## PROBLEM STATEMENT
Your task is to retype the lines from the opening of the material through the line that includes "const panelNames = ['NM', 'GM'];". Do not copy the pictures.

## SOURCE DATA
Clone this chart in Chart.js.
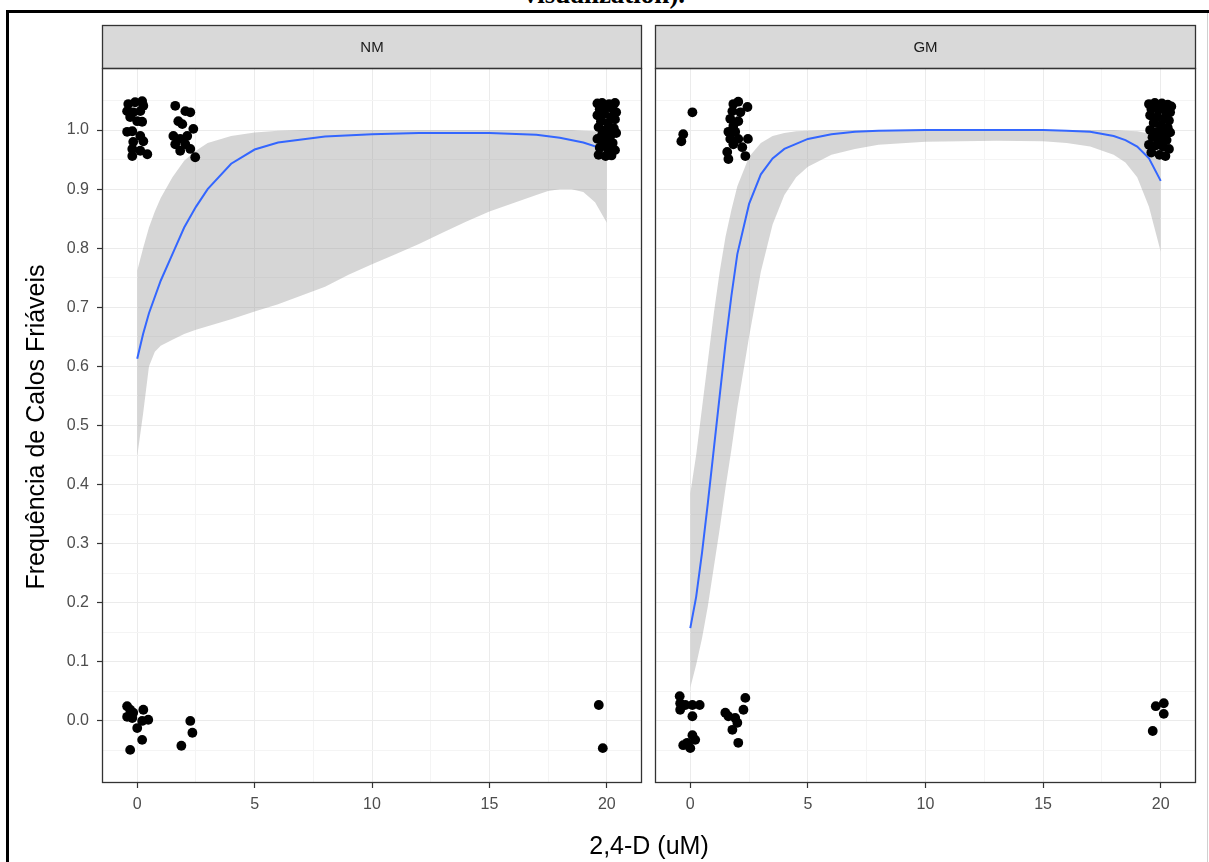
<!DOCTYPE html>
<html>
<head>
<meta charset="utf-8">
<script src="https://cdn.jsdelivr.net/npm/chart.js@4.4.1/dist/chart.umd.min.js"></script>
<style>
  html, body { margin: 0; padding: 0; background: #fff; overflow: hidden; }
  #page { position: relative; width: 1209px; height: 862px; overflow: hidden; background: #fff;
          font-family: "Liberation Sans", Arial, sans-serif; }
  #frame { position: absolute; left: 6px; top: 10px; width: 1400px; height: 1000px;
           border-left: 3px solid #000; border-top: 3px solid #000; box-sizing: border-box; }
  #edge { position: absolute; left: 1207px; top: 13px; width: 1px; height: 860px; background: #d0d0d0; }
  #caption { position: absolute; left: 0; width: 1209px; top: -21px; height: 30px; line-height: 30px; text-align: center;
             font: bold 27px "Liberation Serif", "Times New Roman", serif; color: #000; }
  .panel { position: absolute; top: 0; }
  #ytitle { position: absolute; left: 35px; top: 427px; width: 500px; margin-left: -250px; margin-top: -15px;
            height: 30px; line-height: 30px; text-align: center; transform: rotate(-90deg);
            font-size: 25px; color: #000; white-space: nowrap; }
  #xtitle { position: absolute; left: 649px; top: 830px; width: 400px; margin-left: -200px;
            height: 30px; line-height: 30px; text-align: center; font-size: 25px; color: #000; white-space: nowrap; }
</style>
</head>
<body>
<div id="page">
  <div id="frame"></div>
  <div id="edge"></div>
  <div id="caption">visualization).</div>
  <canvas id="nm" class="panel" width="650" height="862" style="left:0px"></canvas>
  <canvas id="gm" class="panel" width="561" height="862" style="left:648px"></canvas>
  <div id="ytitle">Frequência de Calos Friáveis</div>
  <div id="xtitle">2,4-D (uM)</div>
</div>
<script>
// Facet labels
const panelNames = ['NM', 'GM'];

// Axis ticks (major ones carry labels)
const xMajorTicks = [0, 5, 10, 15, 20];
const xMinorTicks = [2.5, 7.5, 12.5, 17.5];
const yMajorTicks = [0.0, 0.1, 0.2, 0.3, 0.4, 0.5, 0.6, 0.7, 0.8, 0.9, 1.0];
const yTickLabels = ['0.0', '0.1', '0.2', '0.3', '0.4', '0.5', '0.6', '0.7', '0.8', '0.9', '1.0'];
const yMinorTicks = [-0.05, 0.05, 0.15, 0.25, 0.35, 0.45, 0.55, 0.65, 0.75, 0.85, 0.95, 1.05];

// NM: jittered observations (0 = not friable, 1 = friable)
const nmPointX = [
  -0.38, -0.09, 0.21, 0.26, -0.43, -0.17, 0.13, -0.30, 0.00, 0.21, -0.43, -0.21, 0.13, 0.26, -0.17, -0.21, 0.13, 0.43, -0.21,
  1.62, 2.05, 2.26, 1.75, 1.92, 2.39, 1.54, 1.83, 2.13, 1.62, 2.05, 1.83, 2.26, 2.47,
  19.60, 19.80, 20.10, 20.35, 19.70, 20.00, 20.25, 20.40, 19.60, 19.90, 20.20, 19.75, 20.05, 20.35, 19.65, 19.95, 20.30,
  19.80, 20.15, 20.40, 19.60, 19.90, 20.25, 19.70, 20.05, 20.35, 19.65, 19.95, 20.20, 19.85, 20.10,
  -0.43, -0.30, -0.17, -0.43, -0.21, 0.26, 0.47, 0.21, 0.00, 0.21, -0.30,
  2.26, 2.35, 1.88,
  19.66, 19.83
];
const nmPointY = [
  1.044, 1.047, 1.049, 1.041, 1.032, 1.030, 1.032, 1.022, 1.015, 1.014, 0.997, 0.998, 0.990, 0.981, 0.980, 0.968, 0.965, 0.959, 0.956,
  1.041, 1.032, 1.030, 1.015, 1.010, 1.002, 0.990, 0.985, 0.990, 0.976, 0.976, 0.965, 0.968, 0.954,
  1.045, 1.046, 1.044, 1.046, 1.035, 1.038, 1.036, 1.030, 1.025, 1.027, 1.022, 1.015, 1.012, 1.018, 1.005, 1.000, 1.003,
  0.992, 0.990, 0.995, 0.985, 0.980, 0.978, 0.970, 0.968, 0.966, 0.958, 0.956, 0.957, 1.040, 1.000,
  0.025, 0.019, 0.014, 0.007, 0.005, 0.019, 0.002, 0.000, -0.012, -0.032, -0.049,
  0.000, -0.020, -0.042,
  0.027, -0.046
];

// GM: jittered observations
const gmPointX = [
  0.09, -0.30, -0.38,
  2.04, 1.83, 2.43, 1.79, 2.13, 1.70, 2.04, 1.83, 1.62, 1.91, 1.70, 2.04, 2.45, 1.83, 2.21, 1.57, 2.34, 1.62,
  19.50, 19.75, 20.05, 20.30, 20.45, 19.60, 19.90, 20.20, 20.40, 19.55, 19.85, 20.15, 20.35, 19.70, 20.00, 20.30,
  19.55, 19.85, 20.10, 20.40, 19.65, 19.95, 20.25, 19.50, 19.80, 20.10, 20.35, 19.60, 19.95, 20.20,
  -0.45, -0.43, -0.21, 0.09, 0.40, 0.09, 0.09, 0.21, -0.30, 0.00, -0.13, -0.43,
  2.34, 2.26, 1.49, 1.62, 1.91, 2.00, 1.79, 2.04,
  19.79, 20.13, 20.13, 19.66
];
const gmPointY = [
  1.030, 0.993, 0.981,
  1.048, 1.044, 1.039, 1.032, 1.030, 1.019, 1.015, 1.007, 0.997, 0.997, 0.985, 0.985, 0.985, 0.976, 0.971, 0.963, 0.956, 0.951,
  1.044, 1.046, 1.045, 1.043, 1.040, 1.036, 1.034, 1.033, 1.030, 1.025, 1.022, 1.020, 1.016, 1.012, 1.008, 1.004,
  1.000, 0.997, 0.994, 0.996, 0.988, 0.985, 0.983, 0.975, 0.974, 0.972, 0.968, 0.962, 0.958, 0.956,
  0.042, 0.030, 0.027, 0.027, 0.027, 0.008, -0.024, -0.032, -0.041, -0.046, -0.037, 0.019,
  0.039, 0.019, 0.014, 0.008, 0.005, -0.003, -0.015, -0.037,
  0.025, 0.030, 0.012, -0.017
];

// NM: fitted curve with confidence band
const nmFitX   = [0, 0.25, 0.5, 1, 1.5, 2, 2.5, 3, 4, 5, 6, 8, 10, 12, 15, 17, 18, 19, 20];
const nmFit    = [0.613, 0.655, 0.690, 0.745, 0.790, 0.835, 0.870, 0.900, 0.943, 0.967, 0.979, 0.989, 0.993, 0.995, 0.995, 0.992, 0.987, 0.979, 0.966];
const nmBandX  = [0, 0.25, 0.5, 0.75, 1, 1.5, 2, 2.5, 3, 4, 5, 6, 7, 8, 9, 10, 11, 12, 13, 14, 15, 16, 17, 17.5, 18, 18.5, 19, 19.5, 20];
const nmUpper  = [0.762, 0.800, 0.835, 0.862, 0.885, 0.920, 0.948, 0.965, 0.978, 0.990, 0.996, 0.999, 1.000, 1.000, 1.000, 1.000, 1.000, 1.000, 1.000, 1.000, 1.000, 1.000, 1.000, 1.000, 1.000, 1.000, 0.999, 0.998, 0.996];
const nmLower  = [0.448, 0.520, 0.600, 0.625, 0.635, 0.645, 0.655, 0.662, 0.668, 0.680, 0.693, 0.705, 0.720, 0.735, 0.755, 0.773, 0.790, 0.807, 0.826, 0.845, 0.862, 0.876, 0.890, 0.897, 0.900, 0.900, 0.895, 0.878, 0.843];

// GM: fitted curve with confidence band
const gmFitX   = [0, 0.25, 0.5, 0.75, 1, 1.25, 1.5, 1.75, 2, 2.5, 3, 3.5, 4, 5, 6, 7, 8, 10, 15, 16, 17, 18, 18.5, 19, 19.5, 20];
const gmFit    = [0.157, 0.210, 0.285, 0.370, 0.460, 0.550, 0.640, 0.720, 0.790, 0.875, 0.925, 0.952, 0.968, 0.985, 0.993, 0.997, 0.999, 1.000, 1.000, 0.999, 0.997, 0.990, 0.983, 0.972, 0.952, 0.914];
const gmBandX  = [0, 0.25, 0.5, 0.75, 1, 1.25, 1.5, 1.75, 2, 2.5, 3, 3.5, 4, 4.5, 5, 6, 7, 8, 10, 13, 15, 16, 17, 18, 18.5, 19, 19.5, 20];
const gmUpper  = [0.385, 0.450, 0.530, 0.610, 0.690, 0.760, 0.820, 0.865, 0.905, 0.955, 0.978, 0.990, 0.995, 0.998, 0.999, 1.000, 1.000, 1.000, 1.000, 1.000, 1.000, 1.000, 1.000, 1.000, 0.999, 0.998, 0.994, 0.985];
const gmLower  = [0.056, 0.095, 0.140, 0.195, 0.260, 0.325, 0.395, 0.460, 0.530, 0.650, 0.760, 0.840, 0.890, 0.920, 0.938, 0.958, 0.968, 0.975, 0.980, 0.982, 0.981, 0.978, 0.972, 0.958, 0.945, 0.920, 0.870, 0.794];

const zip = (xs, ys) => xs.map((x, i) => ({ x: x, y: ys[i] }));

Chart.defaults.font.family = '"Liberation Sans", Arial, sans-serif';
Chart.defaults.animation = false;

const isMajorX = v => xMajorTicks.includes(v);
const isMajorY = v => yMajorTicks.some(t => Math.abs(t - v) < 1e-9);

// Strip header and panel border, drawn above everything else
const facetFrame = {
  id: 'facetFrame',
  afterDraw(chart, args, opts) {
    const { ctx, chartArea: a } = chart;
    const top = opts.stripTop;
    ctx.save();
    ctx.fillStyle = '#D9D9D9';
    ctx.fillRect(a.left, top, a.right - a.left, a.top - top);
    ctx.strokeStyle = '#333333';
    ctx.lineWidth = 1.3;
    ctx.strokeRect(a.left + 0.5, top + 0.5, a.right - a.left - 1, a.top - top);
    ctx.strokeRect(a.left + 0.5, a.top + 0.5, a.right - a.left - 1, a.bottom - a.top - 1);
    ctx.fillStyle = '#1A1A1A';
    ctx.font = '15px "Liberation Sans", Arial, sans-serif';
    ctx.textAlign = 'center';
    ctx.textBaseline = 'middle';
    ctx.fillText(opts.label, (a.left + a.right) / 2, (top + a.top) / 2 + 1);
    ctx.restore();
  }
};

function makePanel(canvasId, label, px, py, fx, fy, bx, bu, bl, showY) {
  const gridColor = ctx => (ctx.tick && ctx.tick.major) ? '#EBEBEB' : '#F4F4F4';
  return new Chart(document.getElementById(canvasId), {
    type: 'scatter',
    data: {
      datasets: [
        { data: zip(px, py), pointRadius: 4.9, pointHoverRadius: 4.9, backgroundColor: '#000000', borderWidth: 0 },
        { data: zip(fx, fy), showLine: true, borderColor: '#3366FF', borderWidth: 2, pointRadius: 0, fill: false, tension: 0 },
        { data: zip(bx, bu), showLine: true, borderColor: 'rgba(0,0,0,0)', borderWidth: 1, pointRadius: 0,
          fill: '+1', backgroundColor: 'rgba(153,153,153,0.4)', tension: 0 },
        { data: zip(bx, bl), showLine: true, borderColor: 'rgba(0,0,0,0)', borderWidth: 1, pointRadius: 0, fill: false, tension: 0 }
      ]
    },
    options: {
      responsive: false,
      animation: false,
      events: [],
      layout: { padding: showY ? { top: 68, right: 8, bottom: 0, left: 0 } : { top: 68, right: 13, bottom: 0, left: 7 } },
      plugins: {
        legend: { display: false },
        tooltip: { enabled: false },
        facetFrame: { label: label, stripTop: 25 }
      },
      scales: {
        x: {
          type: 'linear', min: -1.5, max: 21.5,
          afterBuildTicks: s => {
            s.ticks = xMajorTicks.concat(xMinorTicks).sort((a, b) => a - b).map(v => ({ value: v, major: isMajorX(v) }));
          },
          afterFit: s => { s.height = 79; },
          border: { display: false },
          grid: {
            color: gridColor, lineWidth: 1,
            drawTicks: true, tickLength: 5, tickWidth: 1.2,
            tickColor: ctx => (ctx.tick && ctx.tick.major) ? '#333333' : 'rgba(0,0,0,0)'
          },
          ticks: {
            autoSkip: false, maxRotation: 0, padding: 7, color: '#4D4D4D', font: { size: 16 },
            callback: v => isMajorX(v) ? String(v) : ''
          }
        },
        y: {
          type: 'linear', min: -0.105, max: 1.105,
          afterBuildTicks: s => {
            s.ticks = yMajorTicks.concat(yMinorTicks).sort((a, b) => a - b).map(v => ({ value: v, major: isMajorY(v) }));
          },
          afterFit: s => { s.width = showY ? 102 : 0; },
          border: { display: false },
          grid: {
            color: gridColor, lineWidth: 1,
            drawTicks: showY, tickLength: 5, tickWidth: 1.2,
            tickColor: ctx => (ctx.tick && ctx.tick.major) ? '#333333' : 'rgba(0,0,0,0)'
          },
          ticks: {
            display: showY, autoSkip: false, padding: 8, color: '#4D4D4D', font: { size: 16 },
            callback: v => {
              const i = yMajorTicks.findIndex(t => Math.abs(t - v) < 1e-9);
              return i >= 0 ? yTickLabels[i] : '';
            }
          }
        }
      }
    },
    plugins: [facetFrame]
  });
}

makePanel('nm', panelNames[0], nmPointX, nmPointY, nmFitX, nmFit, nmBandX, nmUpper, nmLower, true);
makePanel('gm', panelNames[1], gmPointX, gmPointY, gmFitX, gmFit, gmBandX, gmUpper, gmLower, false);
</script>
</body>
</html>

## ANSWER TO THIS EXERCISE
Clone this chart in Chart.js.
<!DOCTYPE html>
<html>
<head>
<meta charset="utf-8">
<script src="https://cdn.jsdelivr.net/npm/chart.js@4.4.1/dist/chart.umd.min.js"></script>
<style>
  html, body { margin: 0; padding: 0; background: #fff; overflow: hidden; }
  #page { position: relative; width: 1209px; height: 862px; overflow: hidden; background: #fff;
          font-family: "Liberation Sans", Arial, sans-serif; }
  #frame { position: absolute; left: 6px; top: 10px; width: 1400px; height: 1000px;
           border-left: 3px solid #000; border-top: 3px solid #000; box-sizing: border-box; }
  #edge { position: absolute; left: 1207px; top: 13px; width: 1px; height: 860px; background: #d0d0d0; }
  #caption { position: absolute; left: 0; width: 1209px; top: -21px; height: 30px; line-height: 30px; text-align: center;
             font: bold 27px "Liberation Serif", "Times New Roman", serif; color: #000; }
  .panel { position: absolute; top: 0; }
  #ytitle { position: absolute; left: 35px; top: 427px; width: 500px; margin-left: -250px; margin-top: -15px;
            height: 30px; line-height: 30px; text-align: center; transform: rotate(-90deg);
            font-size: 25px; color: #000; white-space: nowrap; }
  #xtitle { position: absolute; left: 649px; top: 830px; width: 400px; margin-left: -200px;
            height: 30px; line-height: 30px; text-align: center; font-size: 25px; color: #000; white-space: nowrap; }
</style>
</head>
<body>
<div id="page">
  <div id="frame"></div>
  <div id="edge"></div>
  <div id="caption">visualization).</div>
  <canvas id="nm" class="panel" width="650" height="862" style="left:0px"></canvas>
  <canvas id="gm" class="panel" width="561" height="862" style="left:648px"></canvas>
  <div id="ytitle">Frequência de Calos Friáveis</div>
  <div id="xtitle">2,4-D (uM)</div>
</div>
<script>
// Facet labels
const panelNames = ['NM', 'GM'];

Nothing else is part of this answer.